Texas behind-the-meter regulation. Does the Texas Public Utility Commission or the Texas Legislature impose any reporting, environmental, or zoning constraints on private-grid data center generation? Or does the BTM pattern continue unconstrained? Watch for moves from the Texas PUC and from Travis County / Harris County environmental authorities.
Maryland PSC response. Does Maryland's Public Service Commission revise the 2030 RPS target downward, push more aggressively on out-of-state RECs, or open a docket on data-center-specific load attribution? The Maryland response will set the pattern for Virginia, New Jersey, and Illinois.
Bottom Line
The cleantech industry has spent the last 18 months telling the AI-data-center-power story as a clean firm power story: geothermal, SMR, nuclear restarts, hyperscaler PPAs with renewables-plus-storage. That story is not wrong. It is a real, growing slice of the answer. But it is not the answer.
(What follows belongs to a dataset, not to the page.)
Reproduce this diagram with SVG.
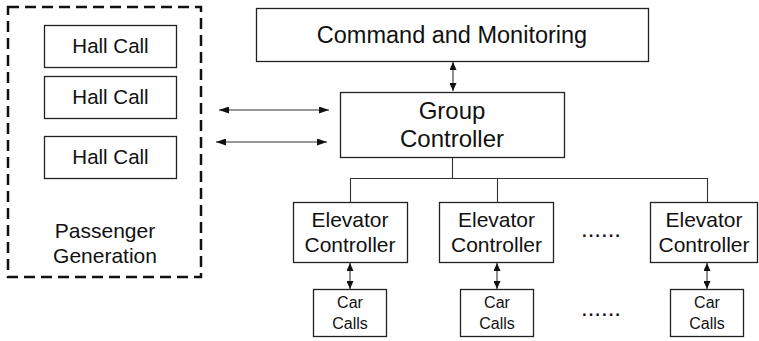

The answer revealed in the past seven days is that natural gas — built fast, built cheap, increasingly built behind the meter — is the dominant power source the US is using to meet AI data center load through 2032. PJM's reformed queue is 48% gas. Texas's behind-the-meter pipeline is overwhelmingly gas. The federal regulatory environment favors gas over the alternatives. The economics in 2026, with sub-$3 Henry Hub and abundant Marcellus production, favor gas over the alternatives. The hyperscaler procurement timeline favors gas over anything that takes more than 30 months to build.
This is not a moral story. It is an outcome story. The decarbonized power grid that the US was building in 2020–2024 — wind plus solar plus storage as the cost-leading combo — was being built on a load curve that didn't include hyperscale AI training. AI training arrived as a 30+ GW step change in demand, and the tools available to meet it on the timeline it required are gas. Without a federal carbon price, without EPA 111(b) enforcement, without 45V or capacity-market reform that prices clean firm at par with gas, the gas verdict is durable.
The PJM Cycle 1 announcement is going to read, in 2030 retrospect, as the moment the gas verdict became visible.